Some Gardaí in roads policing are described as “unproductive” and “demotivated” in an independent review.
The Crowe report was commissioned by An Garda Síochána in February 2024 and published in April 2025 after site visits to six divisions and data analysis.
Supervisors told reviewers a minority of members do “the bare minimum or less” with examples of patrol cars parked out of sight and shifts ending with no detections. The review found productivity often depends on individual work ethic and interest.
Some members openly said they disliked the job and were “eagerly looking forward to retirement,” according to the report.
Supervisors reported they felt unable to tackle poor performance because of how the PALF policy is interpreted.
The report says there was “considerable frustration” among supervisors who believed “there is little or nothing” they could do, with some saying “in effect, no supervising was taking place.”
It adds that managers were apprehensive that trying to impose sanctions would cause industrial relations problems with the GRA.

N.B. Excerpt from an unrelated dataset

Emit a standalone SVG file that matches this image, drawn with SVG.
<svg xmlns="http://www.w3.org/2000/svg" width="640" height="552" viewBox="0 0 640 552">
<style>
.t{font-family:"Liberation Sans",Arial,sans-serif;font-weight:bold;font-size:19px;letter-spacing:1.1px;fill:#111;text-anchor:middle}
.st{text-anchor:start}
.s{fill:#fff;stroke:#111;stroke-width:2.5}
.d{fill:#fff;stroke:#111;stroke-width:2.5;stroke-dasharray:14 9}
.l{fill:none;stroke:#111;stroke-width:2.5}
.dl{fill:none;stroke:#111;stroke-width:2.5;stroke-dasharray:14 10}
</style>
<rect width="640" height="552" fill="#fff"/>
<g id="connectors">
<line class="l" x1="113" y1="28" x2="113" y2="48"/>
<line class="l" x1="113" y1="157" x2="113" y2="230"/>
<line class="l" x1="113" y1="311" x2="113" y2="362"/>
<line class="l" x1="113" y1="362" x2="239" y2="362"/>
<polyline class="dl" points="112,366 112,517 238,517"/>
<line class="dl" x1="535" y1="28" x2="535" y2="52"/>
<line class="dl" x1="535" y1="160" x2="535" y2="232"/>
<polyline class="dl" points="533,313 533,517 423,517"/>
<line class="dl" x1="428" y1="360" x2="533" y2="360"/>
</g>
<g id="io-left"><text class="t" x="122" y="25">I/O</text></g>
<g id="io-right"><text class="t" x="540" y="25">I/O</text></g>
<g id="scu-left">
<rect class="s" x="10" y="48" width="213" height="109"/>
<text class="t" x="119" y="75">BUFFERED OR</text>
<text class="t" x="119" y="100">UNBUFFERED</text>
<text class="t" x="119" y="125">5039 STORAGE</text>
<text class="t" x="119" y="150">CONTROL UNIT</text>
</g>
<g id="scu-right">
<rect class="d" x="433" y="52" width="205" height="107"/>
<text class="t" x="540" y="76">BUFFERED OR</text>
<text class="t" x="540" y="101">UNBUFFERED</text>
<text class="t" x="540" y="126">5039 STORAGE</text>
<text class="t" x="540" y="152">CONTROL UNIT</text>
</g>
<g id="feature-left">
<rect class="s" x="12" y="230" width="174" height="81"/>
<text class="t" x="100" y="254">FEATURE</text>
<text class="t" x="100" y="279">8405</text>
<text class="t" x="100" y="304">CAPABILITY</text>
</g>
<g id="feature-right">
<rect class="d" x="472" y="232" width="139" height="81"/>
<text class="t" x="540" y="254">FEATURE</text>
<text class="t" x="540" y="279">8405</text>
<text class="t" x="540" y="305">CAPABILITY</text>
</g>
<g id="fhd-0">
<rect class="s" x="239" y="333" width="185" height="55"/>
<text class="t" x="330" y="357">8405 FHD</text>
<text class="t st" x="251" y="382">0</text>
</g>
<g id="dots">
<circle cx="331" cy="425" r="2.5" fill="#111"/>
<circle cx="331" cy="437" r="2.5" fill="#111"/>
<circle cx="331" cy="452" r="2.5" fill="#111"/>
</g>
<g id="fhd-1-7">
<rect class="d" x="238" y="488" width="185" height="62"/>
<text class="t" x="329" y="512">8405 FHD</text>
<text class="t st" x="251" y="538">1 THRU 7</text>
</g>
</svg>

The review highlights supervisory gaps, including unsupervised shifts and cases where supervisors lacked the qualifications to drive RPU vehicles.

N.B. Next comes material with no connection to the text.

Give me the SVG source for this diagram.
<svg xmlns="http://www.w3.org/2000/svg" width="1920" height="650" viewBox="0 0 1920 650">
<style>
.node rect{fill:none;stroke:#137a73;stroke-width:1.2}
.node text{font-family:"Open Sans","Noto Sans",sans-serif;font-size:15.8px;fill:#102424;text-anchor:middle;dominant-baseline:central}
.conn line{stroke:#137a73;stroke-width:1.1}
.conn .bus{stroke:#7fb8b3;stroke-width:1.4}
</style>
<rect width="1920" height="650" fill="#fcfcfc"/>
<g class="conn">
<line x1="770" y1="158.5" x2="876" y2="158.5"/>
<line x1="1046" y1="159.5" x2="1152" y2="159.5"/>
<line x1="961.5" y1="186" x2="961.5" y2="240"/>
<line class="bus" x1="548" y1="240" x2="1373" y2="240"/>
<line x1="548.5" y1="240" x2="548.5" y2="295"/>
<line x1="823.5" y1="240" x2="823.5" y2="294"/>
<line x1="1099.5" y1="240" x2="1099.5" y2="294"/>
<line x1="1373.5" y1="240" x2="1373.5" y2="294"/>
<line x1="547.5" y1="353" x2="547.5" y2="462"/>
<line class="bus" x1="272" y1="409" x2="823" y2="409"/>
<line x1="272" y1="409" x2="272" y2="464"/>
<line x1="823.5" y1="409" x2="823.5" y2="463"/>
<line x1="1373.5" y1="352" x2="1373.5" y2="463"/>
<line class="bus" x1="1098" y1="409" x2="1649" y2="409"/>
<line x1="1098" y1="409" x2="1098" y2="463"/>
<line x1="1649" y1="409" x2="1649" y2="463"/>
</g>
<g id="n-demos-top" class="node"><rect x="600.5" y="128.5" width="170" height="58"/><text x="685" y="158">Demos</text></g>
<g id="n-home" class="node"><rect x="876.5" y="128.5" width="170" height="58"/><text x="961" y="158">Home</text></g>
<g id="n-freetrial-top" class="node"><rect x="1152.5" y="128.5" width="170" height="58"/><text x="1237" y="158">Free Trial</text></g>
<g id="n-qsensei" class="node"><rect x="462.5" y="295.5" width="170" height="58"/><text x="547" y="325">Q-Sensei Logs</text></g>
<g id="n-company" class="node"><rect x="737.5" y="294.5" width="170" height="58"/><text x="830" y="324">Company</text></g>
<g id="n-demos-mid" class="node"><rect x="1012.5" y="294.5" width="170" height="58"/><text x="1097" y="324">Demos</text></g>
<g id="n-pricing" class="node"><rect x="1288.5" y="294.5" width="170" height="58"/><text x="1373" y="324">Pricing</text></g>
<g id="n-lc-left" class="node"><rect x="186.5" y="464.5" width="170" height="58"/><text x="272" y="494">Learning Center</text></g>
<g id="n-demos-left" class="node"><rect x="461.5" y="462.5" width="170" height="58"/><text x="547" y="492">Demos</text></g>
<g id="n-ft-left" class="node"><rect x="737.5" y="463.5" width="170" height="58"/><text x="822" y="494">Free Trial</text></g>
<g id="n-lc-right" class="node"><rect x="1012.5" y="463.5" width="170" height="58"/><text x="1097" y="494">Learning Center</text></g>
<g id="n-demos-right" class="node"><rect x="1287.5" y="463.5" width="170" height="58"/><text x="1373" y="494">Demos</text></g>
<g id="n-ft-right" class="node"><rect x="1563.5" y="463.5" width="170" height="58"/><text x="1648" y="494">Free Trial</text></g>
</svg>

On equipment, Crowe observed non‑functioning ANPR systems and noted that in roughly 30% of vehicles they accompanied, ANPR did not work or was slow to activate.

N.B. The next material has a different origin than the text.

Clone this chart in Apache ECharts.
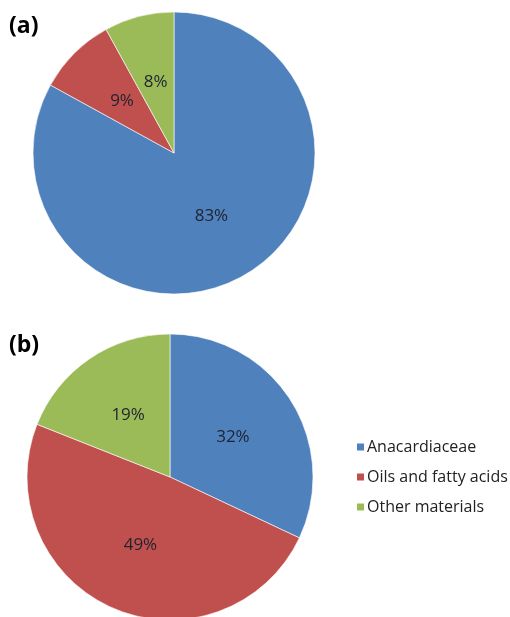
<!DOCTYPE html>
<html>
<head>
<meta charset="utf-8">
<script src="https://cdn.jsdelivr.net/npm/echarts@6/dist/echarts.min.js"></script>
<style>
html,body{margin:0;padding:0;background:#fff;}
#chart{width:510px;height:617px;}
</style>
</head>
<body>
<div id="chart"></div>
<script>
var categories = ['Anacardiaceae', 'Oils and fatty acids', 'Other materials'];
var valuesA = [83, 9, 8];
var valuesB = [32, 49, 19];
var panelTitles = ['(a)', '(b)'];
var colors = ['#4F81BD', '#C0504D', '#9BBB59'];

function makeData(vals) {
  return categories.map(function (c, i) { return { name: c, value: vals[i] }; });
}

var labelStyle = {
  show: true,
  position: 'inside',
  formatter: '{c}%',
  color: '#1f2330',
  fontSize: 17,
  fontFamily: 'Open Sans'
};

var chart = echarts.init(document.getElementById('chart'));
chart.setOption({
  animation: false,
  color: colors,
  title: [
    { text: panelTitles[0], left: 4, top: 10, textStyle: { fontSize: 23, fontWeight: 'bold', color: '#000', fontFamily: 'Open Sans' } },
    { text: panelTitles[1], left: 4, top: 329, textStyle: { fontSize: 23, fontWeight: 'bold', color: '#000', fontFamily: 'Open Sans' } }
  ],
  legend: {
    orient: 'vertical',
    left: 350,
    top: 434,
    icon: 'rect',
    itemWidth: 9,
    itemHeight: 9,
    itemGap: 14,
    textStyle: { fontSize: 16, color: '#222', fontFamily: 'Open Sans', padding: [0, 0, 0, -3] },
    data: categories
  },
  series: [
    {
      type: 'pie',
      center: [174, 153],
      radius: [0, 141],
      startAngle: 90,
      clockwise: true,
      label: labelStyle,
      labelLine: { show: false },
      itemStyle: { borderColor: '#fff', borderWidth: 0.6 },
      emphasis: { disabled: true },
      data: makeData(valuesA)
    },
    {
      type: 'pie',
      center: [170, 477],
      radius: [0, 143],
      startAngle: 90,
      clockwise: true,
      label: labelStyle,
      labelLine: { show: false },
      itemStyle: { borderColor: '#fff', borderWidth: 0.6 },
      emphasis: { disabled: true },
      data: makeData(valuesB)
    }
  ]
});
</script>
</body>
</html>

Reviewers also recorded one instance where a driver appeared to obscure the forward‑facing ANPR camera.
The fleet was described as ageing and high‑mileage, with 41% of patrol vehicles over 200,000km and 39% more than six years old in the six divisions visited.
Staffing has fallen sharply, with 623 Gardaí in RPUs as of 31 October 2024 – a 40% reduction from 1,046 in 2009. Vacancies and leave patterns sometimes left no RPU unit operating at the busiest times.
Much of RPU deployment was built around checkpoints, which the report says form the “centrepiece” of day‑to‑day operations.
The report says RPUs did not generally prioritise proactive interdiction of criminal activity on the roads and rarely received intelligence‑led briefings focused on wider crime.
Training issues were cited across divisions, including an over‑reliance on e‑learning and delays in driver training that left some members unable to operate lights and sirens.
The review recommends an immediate overhaul of PALF and the creation of a senior‑led project team to deliver a transformation plan within eight weeks.
Productivity differences between divisions were also documented, with one division 57% more productive than the lowest‑rated division for lifesaver detections in 2023.
The report situates the review against a backdrop of rising road fatalities between 2018 and 2023, with a slight reduction in 2024, according to the Road Safety Authority.